**Task description:**
Repeat, exactly and in full, the lines of the listing below, but without any pictures.

Extracted records:
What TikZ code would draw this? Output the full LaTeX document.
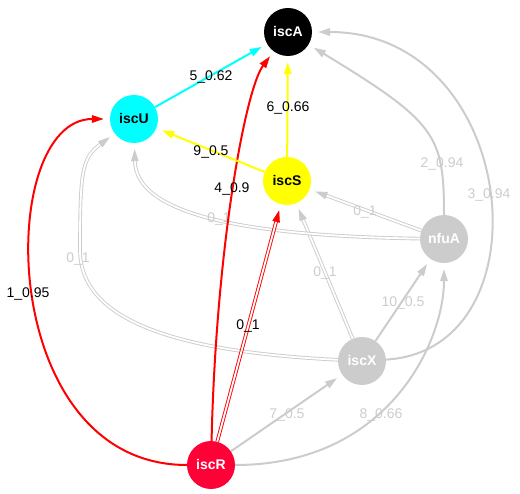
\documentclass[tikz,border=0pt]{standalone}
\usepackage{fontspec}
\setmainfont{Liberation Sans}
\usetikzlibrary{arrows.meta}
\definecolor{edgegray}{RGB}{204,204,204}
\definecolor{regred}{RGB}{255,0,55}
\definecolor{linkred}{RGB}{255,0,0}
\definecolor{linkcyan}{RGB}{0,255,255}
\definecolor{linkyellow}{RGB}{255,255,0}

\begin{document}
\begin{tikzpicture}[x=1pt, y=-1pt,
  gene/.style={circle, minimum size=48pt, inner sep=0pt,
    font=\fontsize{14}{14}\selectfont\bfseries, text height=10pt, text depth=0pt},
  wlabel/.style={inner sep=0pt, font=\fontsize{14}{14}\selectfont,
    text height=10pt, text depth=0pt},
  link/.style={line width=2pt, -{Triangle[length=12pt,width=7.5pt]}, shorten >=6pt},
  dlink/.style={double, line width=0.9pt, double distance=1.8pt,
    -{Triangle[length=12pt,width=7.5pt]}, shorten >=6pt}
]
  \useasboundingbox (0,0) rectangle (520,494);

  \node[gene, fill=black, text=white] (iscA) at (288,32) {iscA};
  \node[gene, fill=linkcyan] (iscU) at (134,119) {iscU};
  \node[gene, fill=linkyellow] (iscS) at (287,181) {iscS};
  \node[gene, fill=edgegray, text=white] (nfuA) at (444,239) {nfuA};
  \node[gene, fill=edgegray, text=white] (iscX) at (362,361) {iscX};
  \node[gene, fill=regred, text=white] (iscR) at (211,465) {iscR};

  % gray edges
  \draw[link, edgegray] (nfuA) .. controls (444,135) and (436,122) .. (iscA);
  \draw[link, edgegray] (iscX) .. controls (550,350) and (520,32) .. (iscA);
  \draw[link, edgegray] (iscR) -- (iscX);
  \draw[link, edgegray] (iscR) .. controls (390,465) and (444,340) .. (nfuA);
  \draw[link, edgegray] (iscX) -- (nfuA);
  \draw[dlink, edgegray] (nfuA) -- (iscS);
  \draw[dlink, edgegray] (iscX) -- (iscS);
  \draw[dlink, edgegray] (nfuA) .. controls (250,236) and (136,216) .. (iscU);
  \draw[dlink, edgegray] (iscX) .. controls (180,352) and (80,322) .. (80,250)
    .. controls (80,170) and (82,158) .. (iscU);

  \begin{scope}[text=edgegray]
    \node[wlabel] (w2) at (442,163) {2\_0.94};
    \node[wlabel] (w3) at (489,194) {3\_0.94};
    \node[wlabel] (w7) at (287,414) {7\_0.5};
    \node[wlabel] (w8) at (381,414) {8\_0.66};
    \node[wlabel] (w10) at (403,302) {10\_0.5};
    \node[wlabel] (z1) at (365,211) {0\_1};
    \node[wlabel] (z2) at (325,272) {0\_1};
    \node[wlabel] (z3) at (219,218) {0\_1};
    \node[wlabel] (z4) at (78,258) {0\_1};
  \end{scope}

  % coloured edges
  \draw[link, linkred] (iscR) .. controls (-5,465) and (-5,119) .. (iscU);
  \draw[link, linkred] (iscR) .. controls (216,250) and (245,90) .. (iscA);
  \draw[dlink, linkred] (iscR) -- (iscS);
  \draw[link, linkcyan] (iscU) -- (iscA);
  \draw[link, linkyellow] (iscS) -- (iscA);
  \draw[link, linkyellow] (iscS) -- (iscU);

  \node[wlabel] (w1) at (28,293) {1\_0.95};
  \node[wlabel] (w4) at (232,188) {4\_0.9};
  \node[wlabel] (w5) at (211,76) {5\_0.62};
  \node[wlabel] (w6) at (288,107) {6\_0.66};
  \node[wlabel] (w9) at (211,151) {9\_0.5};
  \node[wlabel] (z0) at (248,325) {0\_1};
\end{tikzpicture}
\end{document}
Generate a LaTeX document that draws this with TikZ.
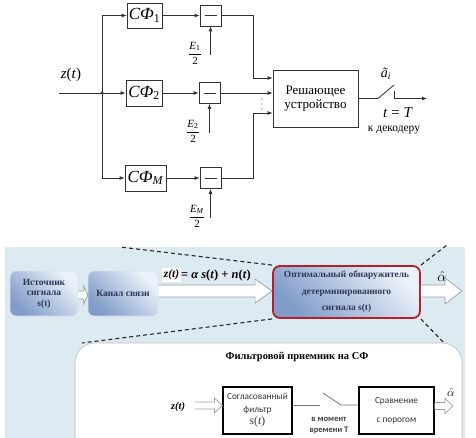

**Response:**
What TikZ code would draw this? Output the full LaTeX document.
\documentclass[tikz,border=0pt]{standalone}
\usepackage{fontspec}
\setmainfont{Liberation Sans}
\usetikzlibrary{arrows.meta}
\definecolor{edgegray}{RGB}{204,204,204}
\definecolor{regred}{RGB}{255,0,55}
\definecolor{linkred}{RGB}{255,0,0}
\definecolor{linkcyan}{RGB}{0,255,255}
\definecolor{linkyellow}{RGB}{255,255,0}

\begin{document}
\begin{tikzpicture}[x=1pt, y=-1pt,
  gene/.style={circle, minimum size=48pt, inner sep=0pt,
    font=\fontsize{14}{14}\selectfont\bfseries, text height=10pt, text depth=0pt},
  wlabel/.style={inner sep=0pt, font=\fontsize{14}{14}\selectfont,
    text height=10pt, text depth=0pt},
  link/.style={line width=2pt, -{Triangle[length=12pt,width=7.5pt]}, shorten >=6pt},
  dlink/.style={double, line width=0.9pt, double distance=1.8pt,
    -{Triangle[length=12pt,width=7.5pt]}, shorten >=6pt}
]
  \useasboundingbox (0,0) rectangle (520,494);

  \node[gene, fill=black, text=white] (iscA) at (288,32) {iscA};
  \node[gene, fill=linkcyan] (iscU) at (134,119) {iscU};
  \node[gene, fill=linkyellow] (iscS) at (287,181) {iscS};
  \node[gene, fill=edgegray, text=white] (nfuA) at (444,239) {nfuA};
  \node[gene, fill=edgegray, text=white] (iscX) at (362,361) {iscX};
  \node[gene, fill=regred, text=white] (iscR) at (211,465) {iscR};

  % gray edges
  \draw[link, edgegray] (nfuA) .. controls (444,135) and (436,122) .. (iscA);
  \draw[link, edgegray] (iscX) .. controls (550,350) and (520,32) .. (iscA);
  \draw[link, edgegray] (iscR) -- (iscX);
  \draw[link, edgegray] (iscR) .. controls (390,465) and (444,340) .. (nfuA);
  \draw[link, edgegray] (iscX) -- (nfuA);
  \draw[dlink, edgegray] (nfuA) -- (iscS);
  \draw[dlink, edgegray] (iscX) -- (iscS);
  \draw[dlink, edgegray] (nfuA) .. controls (250,236) and (136,216) .. (iscU);
  \draw[dlink, edgegray] (iscX) .. controls (180,352) and (80,322) .. (80,250)
    .. controls (80,170) and (82,158) .. (iscU);

  \begin{scope}[text=edgegray]
    \node[wlabel] (w2) at (442,163) {2\_0.94};
    \node[wlabel] (w3) at (489,194) {3\_0.94};
    \node[wlabel] (w7) at (287,414) {7\_0.5};
    \node[wlabel] (w8) at (381,414) {8\_0.66};
    \node[wlabel] (w10) at (403,302) {10\_0.5};
    \node[wlabel] (z1) at (365,211) {0\_1};
    \node[wlabel] (z2) at (325,272) {0\_1};
    \node[wlabel] (z3) at (219,218) {0\_1};
    \node[wlabel] (z4) at (78,258) {0\_1};
  \end{scope}

  % coloured edges
  \draw[link, linkred] (iscR) .. controls (-5,465) and (-5,119) .. (iscU);
  \draw[link, linkred] (iscR) .. controls (216,250) and (245,90) .. (iscA);
  \draw[dlink, linkred] (iscR) -- (iscS);
  \draw[link, linkcyan] (iscU) -- (iscA);
  \draw[link, linkyellow] (iscS) -- (iscA);
  \draw[link, linkyellow] (iscS) -- (iscU);

  \node[wlabel] (w1) at (28,293) {1\_0.95};
  \node[wlabel] (w4) at (232,188) {4\_0.9};
  \node[wlabel] (w5) at (211,76) {5\_0.62};
  \node[wlabel] (w6) at (288,107) {6\_0.66};
  \node[wlabel] (w9) at (211,151) {9\_0.5};
  \node[wlabel] (z0) at (248,325) {0\_1};
\end{tikzpicture}
\end{document}
Generate a LaTeX document that draws this with TikZ.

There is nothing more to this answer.